- _DATA BLOCK_
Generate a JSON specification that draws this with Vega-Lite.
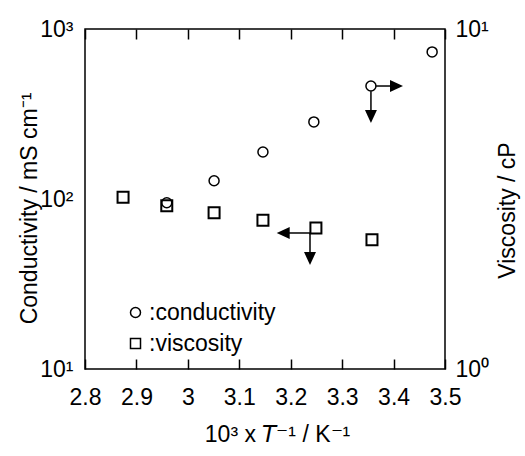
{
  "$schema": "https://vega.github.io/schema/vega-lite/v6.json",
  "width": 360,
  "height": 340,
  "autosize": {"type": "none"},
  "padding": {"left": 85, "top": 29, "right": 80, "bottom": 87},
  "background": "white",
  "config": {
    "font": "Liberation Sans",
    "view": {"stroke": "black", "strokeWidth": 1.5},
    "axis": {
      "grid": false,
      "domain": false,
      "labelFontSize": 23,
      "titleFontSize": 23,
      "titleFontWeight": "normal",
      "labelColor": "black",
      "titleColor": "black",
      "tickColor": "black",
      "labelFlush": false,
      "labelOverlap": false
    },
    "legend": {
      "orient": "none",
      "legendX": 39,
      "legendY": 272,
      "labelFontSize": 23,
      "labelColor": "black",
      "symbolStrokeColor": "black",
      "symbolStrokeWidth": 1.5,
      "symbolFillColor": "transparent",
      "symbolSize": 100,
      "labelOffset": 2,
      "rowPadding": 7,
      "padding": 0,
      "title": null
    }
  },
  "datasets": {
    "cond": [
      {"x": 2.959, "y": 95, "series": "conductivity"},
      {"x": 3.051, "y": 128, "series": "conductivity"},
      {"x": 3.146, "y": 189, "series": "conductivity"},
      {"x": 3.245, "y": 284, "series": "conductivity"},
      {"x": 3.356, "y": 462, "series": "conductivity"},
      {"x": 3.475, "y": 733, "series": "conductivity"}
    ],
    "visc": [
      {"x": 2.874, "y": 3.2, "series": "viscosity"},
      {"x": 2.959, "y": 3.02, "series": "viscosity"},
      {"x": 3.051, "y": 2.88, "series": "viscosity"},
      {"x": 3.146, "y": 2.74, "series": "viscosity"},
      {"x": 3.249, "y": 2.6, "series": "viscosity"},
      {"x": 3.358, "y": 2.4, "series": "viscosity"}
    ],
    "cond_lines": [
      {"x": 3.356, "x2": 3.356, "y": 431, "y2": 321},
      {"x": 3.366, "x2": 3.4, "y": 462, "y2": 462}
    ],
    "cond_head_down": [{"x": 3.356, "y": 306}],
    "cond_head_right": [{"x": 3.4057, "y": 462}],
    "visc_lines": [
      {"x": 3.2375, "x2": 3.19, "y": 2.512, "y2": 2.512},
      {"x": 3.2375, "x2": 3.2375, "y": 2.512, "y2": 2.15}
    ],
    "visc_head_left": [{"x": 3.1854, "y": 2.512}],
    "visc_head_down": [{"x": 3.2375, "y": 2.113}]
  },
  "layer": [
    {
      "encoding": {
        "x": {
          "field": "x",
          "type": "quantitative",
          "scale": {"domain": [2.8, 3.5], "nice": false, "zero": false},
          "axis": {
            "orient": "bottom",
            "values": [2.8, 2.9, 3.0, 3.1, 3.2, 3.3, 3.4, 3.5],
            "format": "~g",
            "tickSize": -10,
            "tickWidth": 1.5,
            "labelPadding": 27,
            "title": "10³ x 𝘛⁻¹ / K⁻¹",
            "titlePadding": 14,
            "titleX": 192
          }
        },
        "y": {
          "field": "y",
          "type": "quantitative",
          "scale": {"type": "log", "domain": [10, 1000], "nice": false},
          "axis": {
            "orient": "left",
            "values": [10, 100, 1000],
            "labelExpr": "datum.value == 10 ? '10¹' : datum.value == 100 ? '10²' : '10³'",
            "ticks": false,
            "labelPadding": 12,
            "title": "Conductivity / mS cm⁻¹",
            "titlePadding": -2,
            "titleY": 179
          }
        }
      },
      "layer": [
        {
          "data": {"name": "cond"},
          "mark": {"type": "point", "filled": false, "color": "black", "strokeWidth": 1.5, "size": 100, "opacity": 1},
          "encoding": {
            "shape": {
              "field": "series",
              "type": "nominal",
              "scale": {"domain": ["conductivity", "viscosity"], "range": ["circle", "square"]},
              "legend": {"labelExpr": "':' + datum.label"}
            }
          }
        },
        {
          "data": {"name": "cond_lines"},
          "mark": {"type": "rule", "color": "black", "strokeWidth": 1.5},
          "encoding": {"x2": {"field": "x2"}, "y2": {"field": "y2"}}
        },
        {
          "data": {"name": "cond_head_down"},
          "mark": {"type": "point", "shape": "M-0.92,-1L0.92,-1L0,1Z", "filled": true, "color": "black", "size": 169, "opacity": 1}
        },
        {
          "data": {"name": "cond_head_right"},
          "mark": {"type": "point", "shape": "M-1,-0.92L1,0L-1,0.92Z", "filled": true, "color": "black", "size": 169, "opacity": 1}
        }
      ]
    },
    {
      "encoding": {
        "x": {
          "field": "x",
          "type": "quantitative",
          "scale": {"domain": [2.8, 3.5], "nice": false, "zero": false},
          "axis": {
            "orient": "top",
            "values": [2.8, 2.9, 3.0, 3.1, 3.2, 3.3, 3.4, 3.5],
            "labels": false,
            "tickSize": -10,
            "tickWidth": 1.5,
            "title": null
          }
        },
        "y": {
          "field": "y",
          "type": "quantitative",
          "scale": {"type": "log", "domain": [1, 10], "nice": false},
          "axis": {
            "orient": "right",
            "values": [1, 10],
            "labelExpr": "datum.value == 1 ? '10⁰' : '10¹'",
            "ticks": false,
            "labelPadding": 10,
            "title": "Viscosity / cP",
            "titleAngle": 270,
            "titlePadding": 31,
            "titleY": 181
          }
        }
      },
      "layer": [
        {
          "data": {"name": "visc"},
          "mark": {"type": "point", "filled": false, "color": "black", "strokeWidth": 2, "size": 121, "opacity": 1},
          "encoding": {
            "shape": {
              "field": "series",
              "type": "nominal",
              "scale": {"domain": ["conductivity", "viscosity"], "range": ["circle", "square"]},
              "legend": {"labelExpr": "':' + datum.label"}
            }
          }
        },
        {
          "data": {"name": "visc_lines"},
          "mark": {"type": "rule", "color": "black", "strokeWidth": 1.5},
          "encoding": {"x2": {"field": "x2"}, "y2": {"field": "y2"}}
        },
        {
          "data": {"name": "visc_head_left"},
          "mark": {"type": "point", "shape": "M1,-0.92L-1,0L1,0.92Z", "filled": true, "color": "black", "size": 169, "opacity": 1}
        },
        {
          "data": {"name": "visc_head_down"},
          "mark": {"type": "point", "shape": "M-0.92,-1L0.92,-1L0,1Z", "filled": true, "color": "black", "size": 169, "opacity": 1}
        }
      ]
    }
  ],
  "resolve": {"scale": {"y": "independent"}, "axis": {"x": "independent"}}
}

- _SHORT EXERCISE_
Repeat verbatim all the material, but not the pictures.

- _RESPONSE TO THIS TASK_
Generate a JSON specification that draws this with Vega-Lite.
{
  "$schema": "https://vega.github.io/schema/vega-lite/v6.json",
  "width": 360,
  "height": 340,
  "autosize": {"type": "none"},
  "padding": {"left": 85, "top": 29, "right": 80, "bottom": 87},
  "background": "white",
  "config": {
    "font": "Liberation Sans",
    "view": {"stroke": "black", "strokeWidth": 1.5},
    "axis": {
      "grid": false,
      "domain": false,
      "labelFontSize": 23,
      "titleFontSize": 23,
      "titleFontWeight": "normal",
      "labelColor": "black",
      "titleColor": "black",
      "tickColor": "black",
      "labelFlush": false,
      "labelOverlap": false
    },
    "legend": {
      "orient": "none",
      "legendX": 39,
      "legendY": 272,
      "labelFontSize": 23,
      "labelColor": "black",
      "symbolStrokeColor": "black",
      "symbolStrokeWidth": 1.5,
      "symbolFillColor": "transparent",
      "symbolSize": 100,
      "labelOffset": 2,
      "rowPadding": 7,
      "padding": 0,
      "title": null
    }
  },
  "datasets": {
    "cond": [
      {"x": 2.959, "y": 95, "series": "conductivity"},
      {"x": 3.051, "y": 128, "series": "conductivity"},
      {"x": 3.146, "y": 189, "series": "conductivity"},
      {"x": 3.245, "y": 284, "series": "conductivity"},
      {"x": 3.356, "y": 462, "series": "conductivity"},
      {"x": 3.475, "y": 733, "series": "conductivity"}
    ],
    "visc": [
      {"x": 2.874, "y": 3.2, "series": "viscosity"},
      {"x": 2.959, "y": 3.02, "series": "viscosity"},
      {"x": 3.051, "y": 2.88, "series": "viscosity"},
      {"x": 3.146, "y": 2.74, "series": "viscosity"},
      {"x": 3.249, "y": 2.6, "series": "viscosity"},
      {"x": 3.358, "y": 2.4, "series": "viscosity"}
    ],
    "cond_lines": [
      {"x": 3.356, "x2": 3.356, "y": 431, "y2": 321},
      {"x": 3.366, "x2": 3.4, "y": 462, "y2": 462}
    ],
    "cond_head_down": [{"x": 3.356, "y": 306}],
    "cond_head_right": [{"x": 3.4057, "y": 462}],
    "visc_lines": [
      {"x": 3.2375, "x2": 3.19, "y": 2.512, "y2": 2.512},
      {"x": 3.2375, "x2": 3.2375, "y": 2.512, "y2": 2.15}
    ],
    "visc_head_left": [{"x": 3.1854, "y": 2.512}],
    "visc_head_down": [{"x": 3.2375, "y": 2.113}]
  },
  "layer": [
    {
      "encoding": {
        "x": {
          "field": "x",
          "type": "quantitative",
          "scale": {"domain": [2.8, 3.5], "nice": false, "zero": false},
          "axis": {
            "orient": "bottom",
            "values": [2.8, 2.9, 3.0, 3.1, 3.2, 3.3, 3.4, 3.5],
            "format": "~g",
            "tickSize": -10,
            "tickWidth": 1.5,
            "labelPadding": 27,
            "title": "10³ x 𝘛⁻¹ / K⁻¹",
            "titlePadding": 14,
            "titleX": 192
          }
        },
        "y": {
          "field": "y",
          "type": "quantitative",
          "scale": {"type": "log", "domain": [10, 1000], "nice": false},
          "axis": {
            "orient": "left",
            "values": [10, 100, 1000],
            "labelExpr": "datum.value == 10 ? '10¹' : datum.value == 100 ? '10²' : '10³'",
            "ticks": false,
            "labelPadding": 12,
            "title": "Conductivity / mS cm⁻¹",
            "titlePadding": -2,
            "titleY": 179
          }
        }
      },
      "layer": [
        {
          "data": {"name": "cond"},
          "mark": {"type": "point", "filled": false, "color": "black", "strokeWidth": 1.5, "size": 100, "opacity": 1},
          "encoding": {
            "shape": {
              "field": "series",
              "type": "nominal",
              "scale": {"domain": ["conductivity", "viscosity"], "range": ["circle", "square"]},
              "legend": {"labelExpr": "':' + datum.label"}
            }
          }
        },
        {
          "data": {"name": "cond_lines"},
          "mark": {"type": "rule", "color": "black", "strokeWidth": 1.5},
          "encoding": {"x2": {"field": "x2"}, "y2": {"field": "y2"}}
        },
        {
          "data": {"name": "cond_head_down"},
          "mark": {"type": "point", "shape": "M-0.92,-1L0.92,-1L0,1Z", "filled": true, "color": "black", "size": 169, "opacity": 1}
        },
        {
          "data": {"name": "cond_head_right"},
          "mark": {"type": "point", "shape": "M-1,-0.92L1,0L-1,0.92Z", "filled": true, "color": "black", "size": 169, "opacity": 1}
        }
      ]
    },
    {
      "encoding": {
        "x": {
          "field": "x",
          "type": "quantitative",
          "scale": {"domain": [2.8, 3.5], "nice": false, "zero": false},
          "axis": {
            "orient": "top",
            "values": [2.8, 2.9, 3.0, 3.1, 3.2, 3.3, 3.4, 3.5],
            "labels": false,
            "tickSize": -10,
            "tickWidth": 1.5,
            "title": null
          }
        },
        "y": {
          "field": "y",
          "type": "quantitative",
          "scale": {"type": "log", "domain": [1, 10], "nice": false},
          "axis": {
            "orient": "right",
            "values": [1, 10],
            "labelExpr": "datum.value == 1 ? '10⁰' : '10¹'",
            "ticks": false,
            "labelPadding": 10,
            "title": "Viscosity / cP",
            "titleAngle": 270,
            "titlePadding": 31,
            "titleY": 181
          }
        }
      },
      "layer": [
        {
          "data": {"name": "visc"},
          "mark": {"type": "point", "filled": false, "color": "black", "strokeWidth": 2, "size": 121, "opacity": 1},
          "encoding": {
            "shape": {
              "field": "series",
              "type": "nominal",
              "scale": {"domain": ["conductivity", "viscosity"], "range": ["circle", "square"]},
              "legend": {"labelExpr": "':' + datum.label"}
            }
          }
        },
        {
          "data": {"name": "visc_lines"},
          "mark": {"type": "rule", "color": "black", "strokeWidth": 1.5},
          "encoding": {"x2": {"field": "x2"}, "y2": {"field": "y2"}}
        },
        {
          "data": {"name": "visc_head_left"},
          "mark": {"type": "point", "shape": "M1,-0.92L-1,0L1,0.92Z", "filled": true, "color": "black", "size": 169, "opacity": 1}
        },
        {
          "data": {"name": "visc_head_down"},
          "mark": {"type": "point", "shape": "M-0.92,-1L0.92,-1L0,1Z", "filled": true, "color": "black", "size": 169, "opacity": 1}
        }
      ]
    }
  ],
  "resolve": {"scale": {"y": "independent"}, "axis": {"x": "independent"}}
}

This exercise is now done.